Write out nothing but the lines from the first line of the entries below through the line with "(0,0) rectangle (952,1028);"; no pictures go in.
Start of DATA TO PROCESS
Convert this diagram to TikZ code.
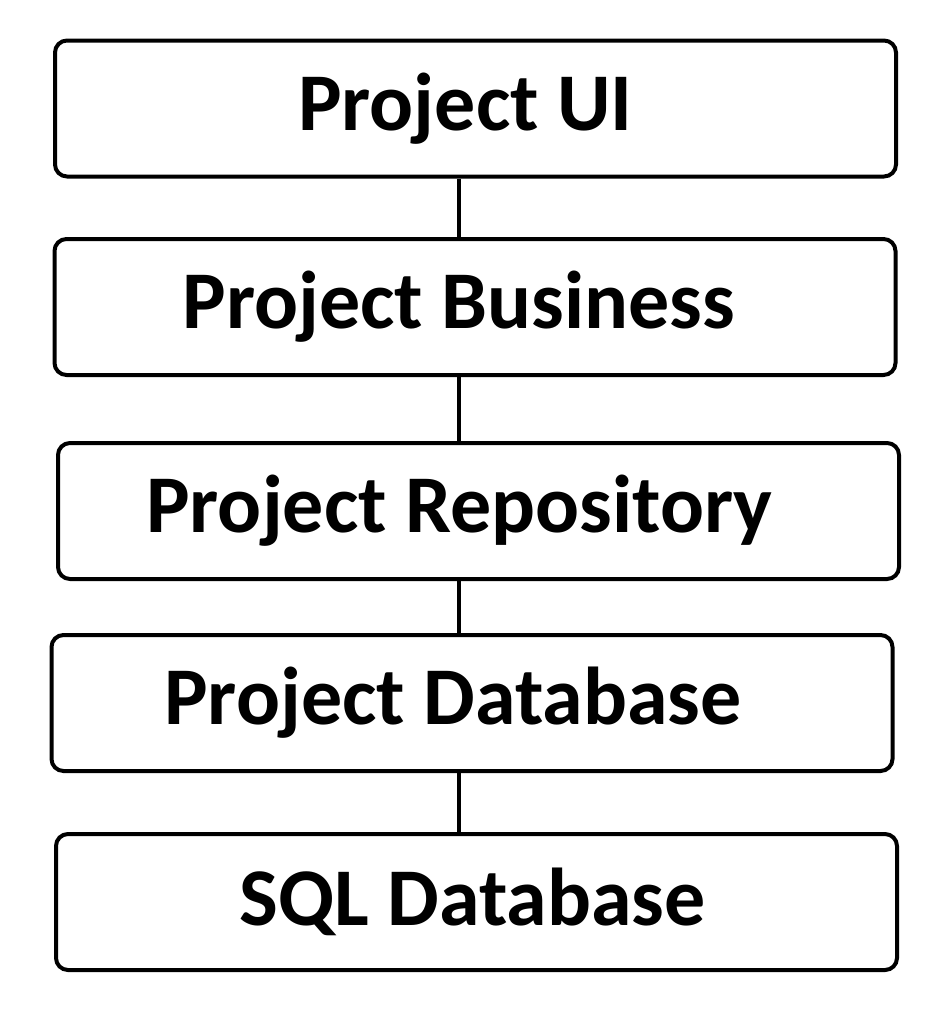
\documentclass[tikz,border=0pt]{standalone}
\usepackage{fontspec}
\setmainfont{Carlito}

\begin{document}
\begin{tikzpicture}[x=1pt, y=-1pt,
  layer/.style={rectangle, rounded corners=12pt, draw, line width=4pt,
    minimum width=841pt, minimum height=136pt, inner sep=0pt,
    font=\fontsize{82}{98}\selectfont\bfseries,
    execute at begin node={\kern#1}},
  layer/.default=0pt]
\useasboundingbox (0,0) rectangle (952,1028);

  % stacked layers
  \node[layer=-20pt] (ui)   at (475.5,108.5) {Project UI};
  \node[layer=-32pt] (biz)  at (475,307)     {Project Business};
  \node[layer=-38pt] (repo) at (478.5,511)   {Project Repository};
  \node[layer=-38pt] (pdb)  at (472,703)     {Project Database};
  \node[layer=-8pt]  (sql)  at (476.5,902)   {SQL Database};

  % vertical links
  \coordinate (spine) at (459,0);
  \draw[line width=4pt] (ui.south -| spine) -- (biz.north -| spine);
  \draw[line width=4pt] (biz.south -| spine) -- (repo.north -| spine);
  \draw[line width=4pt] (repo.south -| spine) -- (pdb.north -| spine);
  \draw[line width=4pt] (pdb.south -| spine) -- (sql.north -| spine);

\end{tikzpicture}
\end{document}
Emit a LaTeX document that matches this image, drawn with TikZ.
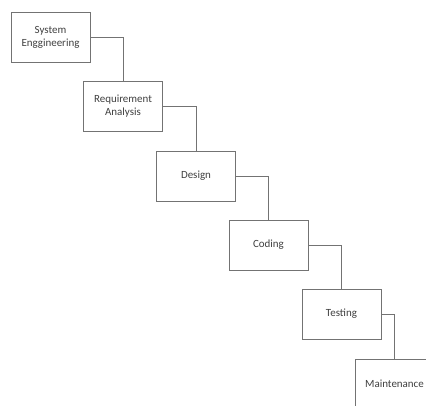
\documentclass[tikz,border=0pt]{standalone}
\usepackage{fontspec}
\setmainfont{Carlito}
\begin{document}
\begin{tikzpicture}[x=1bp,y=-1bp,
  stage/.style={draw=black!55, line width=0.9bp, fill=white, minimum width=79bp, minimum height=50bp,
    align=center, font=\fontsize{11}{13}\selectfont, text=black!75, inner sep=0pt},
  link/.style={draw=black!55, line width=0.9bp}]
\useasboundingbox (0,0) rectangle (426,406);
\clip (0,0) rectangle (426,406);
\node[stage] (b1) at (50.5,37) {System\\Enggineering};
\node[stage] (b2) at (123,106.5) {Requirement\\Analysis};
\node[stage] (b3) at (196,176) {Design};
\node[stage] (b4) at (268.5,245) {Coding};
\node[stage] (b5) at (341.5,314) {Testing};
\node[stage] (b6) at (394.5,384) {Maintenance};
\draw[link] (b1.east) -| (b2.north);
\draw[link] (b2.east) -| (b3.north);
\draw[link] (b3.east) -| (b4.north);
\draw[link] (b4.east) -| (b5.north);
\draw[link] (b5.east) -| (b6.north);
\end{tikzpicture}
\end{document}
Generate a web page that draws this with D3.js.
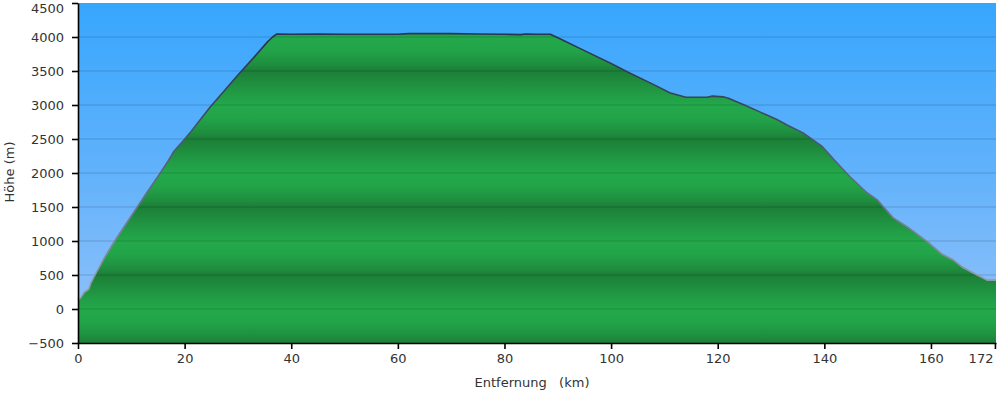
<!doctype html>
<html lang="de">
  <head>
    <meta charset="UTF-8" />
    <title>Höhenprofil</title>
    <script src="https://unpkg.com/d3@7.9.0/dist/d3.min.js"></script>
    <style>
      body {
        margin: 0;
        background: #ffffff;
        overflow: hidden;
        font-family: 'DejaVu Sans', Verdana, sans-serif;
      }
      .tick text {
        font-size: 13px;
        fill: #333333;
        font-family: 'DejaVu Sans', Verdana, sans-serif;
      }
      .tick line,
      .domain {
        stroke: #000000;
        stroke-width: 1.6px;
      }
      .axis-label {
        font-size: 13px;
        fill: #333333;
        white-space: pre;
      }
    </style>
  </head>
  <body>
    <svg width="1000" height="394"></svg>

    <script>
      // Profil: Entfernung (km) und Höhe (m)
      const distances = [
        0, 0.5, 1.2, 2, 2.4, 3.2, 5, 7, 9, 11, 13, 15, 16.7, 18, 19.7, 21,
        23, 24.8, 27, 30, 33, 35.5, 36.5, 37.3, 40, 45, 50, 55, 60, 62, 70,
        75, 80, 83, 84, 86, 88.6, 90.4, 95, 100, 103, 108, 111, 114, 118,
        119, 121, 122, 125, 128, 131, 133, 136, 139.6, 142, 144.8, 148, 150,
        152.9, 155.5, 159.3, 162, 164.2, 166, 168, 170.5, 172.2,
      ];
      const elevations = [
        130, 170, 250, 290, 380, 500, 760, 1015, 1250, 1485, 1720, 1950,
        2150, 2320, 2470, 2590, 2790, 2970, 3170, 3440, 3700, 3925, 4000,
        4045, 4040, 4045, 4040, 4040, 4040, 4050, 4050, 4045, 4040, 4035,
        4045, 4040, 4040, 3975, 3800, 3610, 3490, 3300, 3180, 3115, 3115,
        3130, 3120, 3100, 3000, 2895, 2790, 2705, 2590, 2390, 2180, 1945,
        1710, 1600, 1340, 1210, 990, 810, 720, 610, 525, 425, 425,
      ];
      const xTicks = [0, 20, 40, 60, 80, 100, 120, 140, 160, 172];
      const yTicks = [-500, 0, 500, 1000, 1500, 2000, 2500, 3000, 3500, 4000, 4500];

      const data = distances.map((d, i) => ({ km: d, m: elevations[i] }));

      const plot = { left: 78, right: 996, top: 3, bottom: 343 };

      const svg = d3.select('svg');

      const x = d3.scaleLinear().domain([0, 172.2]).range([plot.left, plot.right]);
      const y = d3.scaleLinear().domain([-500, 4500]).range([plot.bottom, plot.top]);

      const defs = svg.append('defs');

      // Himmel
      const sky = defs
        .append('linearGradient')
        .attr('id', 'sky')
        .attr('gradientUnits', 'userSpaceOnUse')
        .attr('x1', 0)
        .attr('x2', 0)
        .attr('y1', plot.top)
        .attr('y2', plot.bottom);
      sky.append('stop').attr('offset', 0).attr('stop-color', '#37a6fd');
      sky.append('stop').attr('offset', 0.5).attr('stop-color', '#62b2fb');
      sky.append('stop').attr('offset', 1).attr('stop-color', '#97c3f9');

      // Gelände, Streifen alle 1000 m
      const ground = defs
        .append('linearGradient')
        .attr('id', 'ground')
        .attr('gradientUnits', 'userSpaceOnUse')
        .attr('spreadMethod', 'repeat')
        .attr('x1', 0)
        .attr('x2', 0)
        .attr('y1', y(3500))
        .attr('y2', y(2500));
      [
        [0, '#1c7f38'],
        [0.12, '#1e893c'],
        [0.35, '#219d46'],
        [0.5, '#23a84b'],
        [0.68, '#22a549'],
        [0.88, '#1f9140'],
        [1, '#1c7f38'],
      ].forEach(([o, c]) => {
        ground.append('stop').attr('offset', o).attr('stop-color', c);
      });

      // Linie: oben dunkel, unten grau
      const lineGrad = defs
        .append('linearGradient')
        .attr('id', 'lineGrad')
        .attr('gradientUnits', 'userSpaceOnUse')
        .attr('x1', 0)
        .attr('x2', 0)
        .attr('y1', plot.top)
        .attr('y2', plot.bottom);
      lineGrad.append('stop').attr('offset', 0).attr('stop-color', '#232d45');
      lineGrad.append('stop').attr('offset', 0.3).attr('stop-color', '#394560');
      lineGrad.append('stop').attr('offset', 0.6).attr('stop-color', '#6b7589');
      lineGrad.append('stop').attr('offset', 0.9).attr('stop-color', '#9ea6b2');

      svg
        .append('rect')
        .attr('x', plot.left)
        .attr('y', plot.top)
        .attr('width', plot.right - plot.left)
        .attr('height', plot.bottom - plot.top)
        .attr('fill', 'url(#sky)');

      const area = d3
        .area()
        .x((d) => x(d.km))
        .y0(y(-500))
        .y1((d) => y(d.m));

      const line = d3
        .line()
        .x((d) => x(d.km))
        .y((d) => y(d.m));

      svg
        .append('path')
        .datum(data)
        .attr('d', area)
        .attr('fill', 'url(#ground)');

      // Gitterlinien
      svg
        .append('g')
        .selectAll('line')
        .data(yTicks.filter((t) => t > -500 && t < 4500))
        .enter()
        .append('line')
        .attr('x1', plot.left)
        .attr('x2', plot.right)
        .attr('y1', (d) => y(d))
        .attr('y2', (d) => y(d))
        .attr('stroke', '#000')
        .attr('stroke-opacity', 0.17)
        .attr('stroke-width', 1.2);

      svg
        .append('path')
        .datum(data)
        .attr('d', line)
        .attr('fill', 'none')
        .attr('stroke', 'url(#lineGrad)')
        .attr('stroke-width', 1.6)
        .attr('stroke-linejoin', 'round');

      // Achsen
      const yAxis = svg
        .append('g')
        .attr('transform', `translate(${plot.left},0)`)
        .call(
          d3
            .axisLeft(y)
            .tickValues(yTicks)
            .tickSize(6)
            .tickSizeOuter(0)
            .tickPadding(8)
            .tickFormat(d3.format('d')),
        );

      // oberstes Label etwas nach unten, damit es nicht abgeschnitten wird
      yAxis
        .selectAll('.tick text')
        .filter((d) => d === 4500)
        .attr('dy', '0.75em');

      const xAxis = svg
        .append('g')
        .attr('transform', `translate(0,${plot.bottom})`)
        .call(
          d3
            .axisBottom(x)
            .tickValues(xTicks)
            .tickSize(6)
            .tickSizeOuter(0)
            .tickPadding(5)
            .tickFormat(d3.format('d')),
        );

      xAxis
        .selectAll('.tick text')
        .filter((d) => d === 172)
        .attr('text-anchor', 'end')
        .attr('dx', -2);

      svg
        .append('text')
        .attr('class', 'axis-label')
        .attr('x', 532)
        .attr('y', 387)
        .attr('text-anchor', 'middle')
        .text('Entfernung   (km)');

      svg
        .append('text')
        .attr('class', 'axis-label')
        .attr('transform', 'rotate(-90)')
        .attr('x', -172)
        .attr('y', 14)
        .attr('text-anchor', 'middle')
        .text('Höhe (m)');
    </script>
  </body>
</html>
End of DATA TO PROCESS
* THE OUTPUT
Convert this diagram to TikZ code.
\documentclass[tikz,border=0pt]{standalone}
\usepackage{fontspec}
\setmainfont{Carlito}

\begin{document}
\begin{tikzpicture}[x=1pt, y=-1pt,
  layer/.style={rectangle, rounded corners=12pt, draw, line width=4pt,
    minimum width=841pt, minimum height=136pt, inner sep=0pt,
    font=\fontsize{82}{98}\selectfont\bfseries,
    execute at begin node={\kern#1}},
  layer/.default=0pt]
\useasboundingbox (0,0) rectangle (952,1028);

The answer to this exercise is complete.